**Given request**: For this exercise, return only the lines from the line containing "Write the seaborn" through the line containing "import seaborn as sns", both ends included, exactly as they are.

**Extracted information**:
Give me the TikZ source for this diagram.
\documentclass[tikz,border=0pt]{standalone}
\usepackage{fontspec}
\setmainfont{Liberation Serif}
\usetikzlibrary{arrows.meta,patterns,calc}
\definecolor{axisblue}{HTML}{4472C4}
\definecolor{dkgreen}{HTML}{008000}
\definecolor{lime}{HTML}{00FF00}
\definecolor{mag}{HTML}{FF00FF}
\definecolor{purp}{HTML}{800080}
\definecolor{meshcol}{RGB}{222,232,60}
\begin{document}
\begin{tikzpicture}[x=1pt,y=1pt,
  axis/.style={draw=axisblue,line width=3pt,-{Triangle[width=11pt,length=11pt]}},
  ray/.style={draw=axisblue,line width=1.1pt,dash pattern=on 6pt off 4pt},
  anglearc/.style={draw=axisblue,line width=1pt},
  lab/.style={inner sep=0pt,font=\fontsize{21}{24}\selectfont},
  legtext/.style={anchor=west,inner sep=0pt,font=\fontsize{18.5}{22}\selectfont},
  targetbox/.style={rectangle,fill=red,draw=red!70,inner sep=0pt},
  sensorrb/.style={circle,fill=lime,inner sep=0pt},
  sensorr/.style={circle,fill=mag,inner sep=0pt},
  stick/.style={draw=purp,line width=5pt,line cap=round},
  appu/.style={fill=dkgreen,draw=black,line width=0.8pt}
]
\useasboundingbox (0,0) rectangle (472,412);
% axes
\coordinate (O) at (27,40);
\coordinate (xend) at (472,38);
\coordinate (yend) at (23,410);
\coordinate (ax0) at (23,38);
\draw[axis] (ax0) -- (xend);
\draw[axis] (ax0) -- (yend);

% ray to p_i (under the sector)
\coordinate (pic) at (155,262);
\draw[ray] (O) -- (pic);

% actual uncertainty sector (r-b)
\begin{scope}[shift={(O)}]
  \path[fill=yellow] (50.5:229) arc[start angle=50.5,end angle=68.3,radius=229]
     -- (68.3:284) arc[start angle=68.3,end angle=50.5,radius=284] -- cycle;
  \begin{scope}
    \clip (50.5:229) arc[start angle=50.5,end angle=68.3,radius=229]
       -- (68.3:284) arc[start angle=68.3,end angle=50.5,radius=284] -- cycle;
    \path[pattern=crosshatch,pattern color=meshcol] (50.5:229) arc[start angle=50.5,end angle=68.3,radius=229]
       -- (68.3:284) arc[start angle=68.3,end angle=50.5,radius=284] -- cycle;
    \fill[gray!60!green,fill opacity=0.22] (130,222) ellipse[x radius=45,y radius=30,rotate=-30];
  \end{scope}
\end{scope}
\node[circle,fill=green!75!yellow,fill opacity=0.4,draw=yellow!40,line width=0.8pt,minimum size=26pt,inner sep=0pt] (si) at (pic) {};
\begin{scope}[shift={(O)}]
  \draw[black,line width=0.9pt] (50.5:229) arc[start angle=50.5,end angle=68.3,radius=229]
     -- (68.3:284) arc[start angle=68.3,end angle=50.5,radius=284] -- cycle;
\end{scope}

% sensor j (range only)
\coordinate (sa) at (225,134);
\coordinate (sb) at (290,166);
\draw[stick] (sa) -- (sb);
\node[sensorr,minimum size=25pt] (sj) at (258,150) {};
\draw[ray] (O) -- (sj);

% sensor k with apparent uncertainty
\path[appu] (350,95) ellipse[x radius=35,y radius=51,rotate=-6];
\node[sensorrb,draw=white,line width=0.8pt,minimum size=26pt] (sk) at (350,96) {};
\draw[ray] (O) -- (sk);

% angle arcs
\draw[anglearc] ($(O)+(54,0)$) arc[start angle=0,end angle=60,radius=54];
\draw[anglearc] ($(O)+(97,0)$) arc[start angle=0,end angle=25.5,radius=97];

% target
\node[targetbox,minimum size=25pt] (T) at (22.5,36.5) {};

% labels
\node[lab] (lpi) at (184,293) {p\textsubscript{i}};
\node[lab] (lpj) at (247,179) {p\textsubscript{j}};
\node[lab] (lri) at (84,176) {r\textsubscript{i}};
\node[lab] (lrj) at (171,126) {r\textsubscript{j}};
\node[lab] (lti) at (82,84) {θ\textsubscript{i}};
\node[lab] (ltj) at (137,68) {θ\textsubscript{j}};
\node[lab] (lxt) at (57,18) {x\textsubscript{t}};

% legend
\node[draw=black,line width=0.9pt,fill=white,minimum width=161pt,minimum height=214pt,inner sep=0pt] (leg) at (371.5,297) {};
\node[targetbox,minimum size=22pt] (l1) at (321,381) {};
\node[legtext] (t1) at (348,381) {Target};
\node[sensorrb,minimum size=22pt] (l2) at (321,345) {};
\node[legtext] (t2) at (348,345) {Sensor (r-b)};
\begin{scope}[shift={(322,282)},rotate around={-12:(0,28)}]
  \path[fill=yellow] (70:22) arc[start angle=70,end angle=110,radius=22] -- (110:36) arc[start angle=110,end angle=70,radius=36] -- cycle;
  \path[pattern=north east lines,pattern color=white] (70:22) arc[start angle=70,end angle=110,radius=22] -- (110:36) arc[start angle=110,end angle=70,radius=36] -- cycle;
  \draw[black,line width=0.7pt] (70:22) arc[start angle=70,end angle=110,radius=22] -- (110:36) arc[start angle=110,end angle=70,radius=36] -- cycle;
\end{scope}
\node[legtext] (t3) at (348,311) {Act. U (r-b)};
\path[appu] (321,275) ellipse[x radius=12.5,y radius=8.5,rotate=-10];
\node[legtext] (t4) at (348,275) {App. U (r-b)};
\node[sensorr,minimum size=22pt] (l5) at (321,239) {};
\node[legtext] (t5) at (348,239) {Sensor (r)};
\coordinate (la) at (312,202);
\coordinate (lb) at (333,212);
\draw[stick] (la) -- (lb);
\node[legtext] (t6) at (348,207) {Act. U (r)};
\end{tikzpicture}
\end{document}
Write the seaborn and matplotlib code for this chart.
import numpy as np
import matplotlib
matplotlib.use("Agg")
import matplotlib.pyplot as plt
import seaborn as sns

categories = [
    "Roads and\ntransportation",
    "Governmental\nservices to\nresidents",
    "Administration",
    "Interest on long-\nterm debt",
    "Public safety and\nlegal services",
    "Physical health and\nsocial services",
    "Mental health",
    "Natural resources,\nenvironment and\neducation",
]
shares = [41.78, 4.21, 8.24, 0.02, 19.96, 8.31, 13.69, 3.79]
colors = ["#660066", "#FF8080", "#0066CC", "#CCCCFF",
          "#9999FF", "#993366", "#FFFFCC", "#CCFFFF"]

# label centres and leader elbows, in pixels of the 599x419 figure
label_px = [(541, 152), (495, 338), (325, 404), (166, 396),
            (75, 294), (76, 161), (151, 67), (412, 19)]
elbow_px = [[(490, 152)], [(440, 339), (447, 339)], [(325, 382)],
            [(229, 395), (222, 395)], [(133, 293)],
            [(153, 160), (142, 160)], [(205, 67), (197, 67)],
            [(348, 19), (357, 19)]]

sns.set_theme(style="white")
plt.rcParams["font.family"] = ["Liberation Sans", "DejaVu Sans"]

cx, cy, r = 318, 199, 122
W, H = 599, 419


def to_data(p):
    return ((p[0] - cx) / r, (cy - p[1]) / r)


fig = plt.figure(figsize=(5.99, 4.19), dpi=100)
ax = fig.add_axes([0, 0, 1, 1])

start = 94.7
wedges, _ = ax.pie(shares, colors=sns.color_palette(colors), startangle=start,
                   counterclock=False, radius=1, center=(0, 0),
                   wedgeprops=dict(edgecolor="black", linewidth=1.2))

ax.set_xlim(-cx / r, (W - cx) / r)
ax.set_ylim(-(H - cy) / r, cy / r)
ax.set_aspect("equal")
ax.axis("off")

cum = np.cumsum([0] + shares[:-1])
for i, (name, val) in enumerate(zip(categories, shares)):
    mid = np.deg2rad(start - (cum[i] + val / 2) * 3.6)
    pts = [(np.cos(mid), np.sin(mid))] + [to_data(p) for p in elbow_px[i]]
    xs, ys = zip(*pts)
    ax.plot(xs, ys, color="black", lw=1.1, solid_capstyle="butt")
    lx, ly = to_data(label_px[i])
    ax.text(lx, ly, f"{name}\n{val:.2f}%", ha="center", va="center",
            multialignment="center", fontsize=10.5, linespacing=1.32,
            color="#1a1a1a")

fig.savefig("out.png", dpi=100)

--

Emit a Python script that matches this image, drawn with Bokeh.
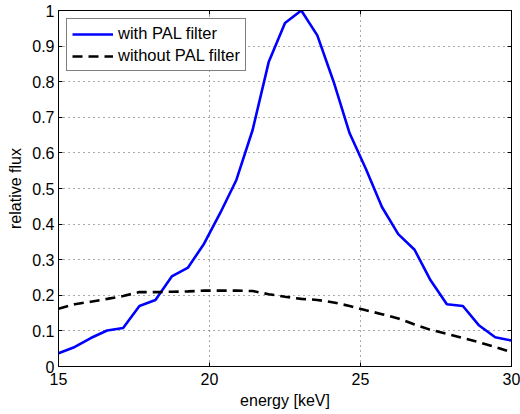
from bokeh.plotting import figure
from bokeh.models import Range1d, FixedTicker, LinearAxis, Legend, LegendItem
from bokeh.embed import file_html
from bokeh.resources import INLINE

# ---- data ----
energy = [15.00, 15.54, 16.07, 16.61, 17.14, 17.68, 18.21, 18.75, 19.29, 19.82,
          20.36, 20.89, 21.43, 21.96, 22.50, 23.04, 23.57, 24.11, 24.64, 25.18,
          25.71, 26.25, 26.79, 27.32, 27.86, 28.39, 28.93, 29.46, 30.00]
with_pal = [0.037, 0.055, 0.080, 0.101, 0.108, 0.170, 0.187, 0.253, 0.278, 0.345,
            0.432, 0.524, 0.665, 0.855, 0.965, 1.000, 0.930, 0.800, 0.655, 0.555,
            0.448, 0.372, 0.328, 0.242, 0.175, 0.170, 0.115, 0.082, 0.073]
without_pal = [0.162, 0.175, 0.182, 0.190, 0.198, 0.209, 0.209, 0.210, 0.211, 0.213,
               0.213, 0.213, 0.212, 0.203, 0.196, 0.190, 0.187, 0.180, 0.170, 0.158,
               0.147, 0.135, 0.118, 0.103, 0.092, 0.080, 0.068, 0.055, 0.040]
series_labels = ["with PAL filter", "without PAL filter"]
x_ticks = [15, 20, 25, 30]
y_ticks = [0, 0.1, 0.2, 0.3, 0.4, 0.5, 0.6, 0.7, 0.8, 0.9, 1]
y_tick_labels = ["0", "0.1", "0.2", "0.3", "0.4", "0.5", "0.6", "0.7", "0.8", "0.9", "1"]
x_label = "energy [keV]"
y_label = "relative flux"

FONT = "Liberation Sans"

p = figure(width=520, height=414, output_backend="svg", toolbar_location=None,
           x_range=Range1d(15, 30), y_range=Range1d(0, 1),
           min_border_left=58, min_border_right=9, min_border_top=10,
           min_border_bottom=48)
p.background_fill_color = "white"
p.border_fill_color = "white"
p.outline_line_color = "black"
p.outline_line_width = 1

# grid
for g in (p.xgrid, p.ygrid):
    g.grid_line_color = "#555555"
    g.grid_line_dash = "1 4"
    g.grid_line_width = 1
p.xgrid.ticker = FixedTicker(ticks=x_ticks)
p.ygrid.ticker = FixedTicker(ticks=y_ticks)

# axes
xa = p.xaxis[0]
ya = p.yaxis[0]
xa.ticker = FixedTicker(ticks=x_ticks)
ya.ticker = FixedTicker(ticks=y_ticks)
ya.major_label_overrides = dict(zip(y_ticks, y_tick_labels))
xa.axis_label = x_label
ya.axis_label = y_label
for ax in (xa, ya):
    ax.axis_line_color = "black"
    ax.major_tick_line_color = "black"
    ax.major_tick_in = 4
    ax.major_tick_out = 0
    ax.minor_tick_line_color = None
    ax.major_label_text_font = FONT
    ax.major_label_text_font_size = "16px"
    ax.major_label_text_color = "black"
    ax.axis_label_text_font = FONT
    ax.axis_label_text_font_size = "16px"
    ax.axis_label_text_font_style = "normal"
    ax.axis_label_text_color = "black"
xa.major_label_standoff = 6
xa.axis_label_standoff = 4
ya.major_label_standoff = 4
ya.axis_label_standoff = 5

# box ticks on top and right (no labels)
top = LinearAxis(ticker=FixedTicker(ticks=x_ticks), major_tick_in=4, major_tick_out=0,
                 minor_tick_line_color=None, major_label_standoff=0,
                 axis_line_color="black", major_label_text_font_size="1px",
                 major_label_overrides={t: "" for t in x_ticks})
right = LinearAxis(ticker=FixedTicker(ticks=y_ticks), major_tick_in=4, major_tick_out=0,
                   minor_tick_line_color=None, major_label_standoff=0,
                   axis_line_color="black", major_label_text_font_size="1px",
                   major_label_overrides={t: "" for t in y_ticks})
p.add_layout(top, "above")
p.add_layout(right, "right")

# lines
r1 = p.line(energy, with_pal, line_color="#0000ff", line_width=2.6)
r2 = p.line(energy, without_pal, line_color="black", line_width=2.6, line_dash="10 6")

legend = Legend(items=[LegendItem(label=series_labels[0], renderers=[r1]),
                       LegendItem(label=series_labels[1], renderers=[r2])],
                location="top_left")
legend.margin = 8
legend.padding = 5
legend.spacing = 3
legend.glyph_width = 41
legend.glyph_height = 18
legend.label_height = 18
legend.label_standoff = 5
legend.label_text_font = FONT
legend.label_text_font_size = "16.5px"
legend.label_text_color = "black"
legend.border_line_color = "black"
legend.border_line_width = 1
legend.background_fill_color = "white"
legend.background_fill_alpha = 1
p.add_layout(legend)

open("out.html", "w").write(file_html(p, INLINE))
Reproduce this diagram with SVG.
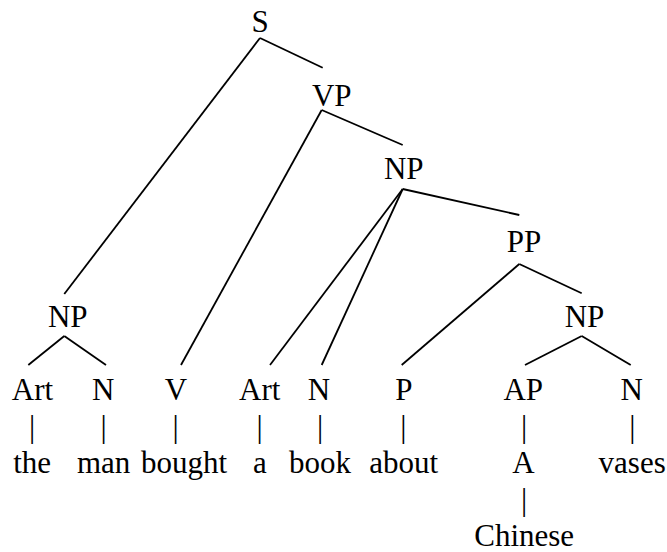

**Response below**:
Write the seaborn and matplotlib code for this chart.
import numpy as np
import matplotlib
matplotlib.use("Agg")
import matplotlib.pyplot as plt
import seaborn as sns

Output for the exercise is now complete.